[Exercise goal]:
Report, word for word, every line of the material that contains "code".

==========

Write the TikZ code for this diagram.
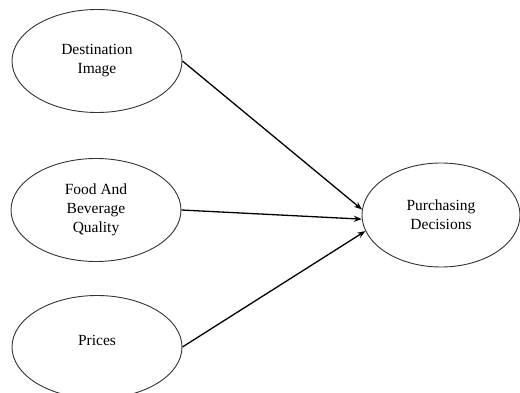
\documentclass[tikz,border=0pt]{standalone}
\usepackage{fontspec}
\setmainfont{Liberation Serif}
\usetikzlibrary{shapes.geometric,arrows.meta}
\begin{document}
\begin{tikzpicture}[x=1pt,y=-1pt,
  construct/.style={draw=black!80, line width=0.9pt, ellipse, minimum width=170pt, minimum height=103pt, inner sep=0pt,
    align=center, font=\fontsize{15.5}{19}\selectfont},
  caption/.style={align=center, font=\fontsize{15.5}{19}\selectfont},
  link/.style={line width=1.3pt, -{Stealth[length=8pt,width=6pt]}}]
\clip (0,0) rectangle (520,393);
\fill[white] (0,0) rectangle (520,393);
\node[construct] (di) at (97,61) {Destination\\Image};
\node[construct] (fb) at (96,210) {Food And\\Beverage\\Quality};
\node[construct] (pr) at (97,347) {};
\node[caption] (prt) at (97,340) {Prices};
\node[construct, minimum width=158pt, minimum height=104pt] (pd) at (441,215) {Purchasing\\Decisions};
\draw[link] (di.east) -- (pd.176);
\draw[link] (fb.east) -- (pd.183.5);
\draw[link] (pr.east) -- (pd.192);
\end{tikzpicture}
\end{document}
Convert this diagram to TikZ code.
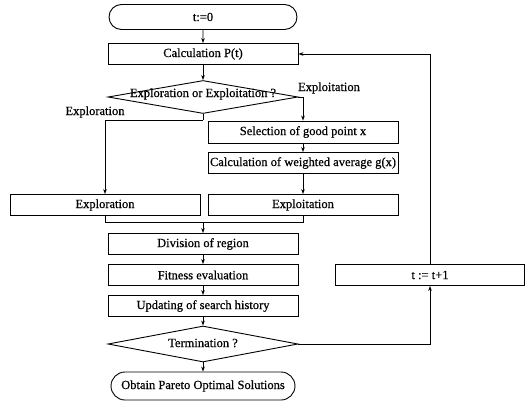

==========

[Response]:
Write the TikZ code for this diagram.
Convert this diagram to TikZ code.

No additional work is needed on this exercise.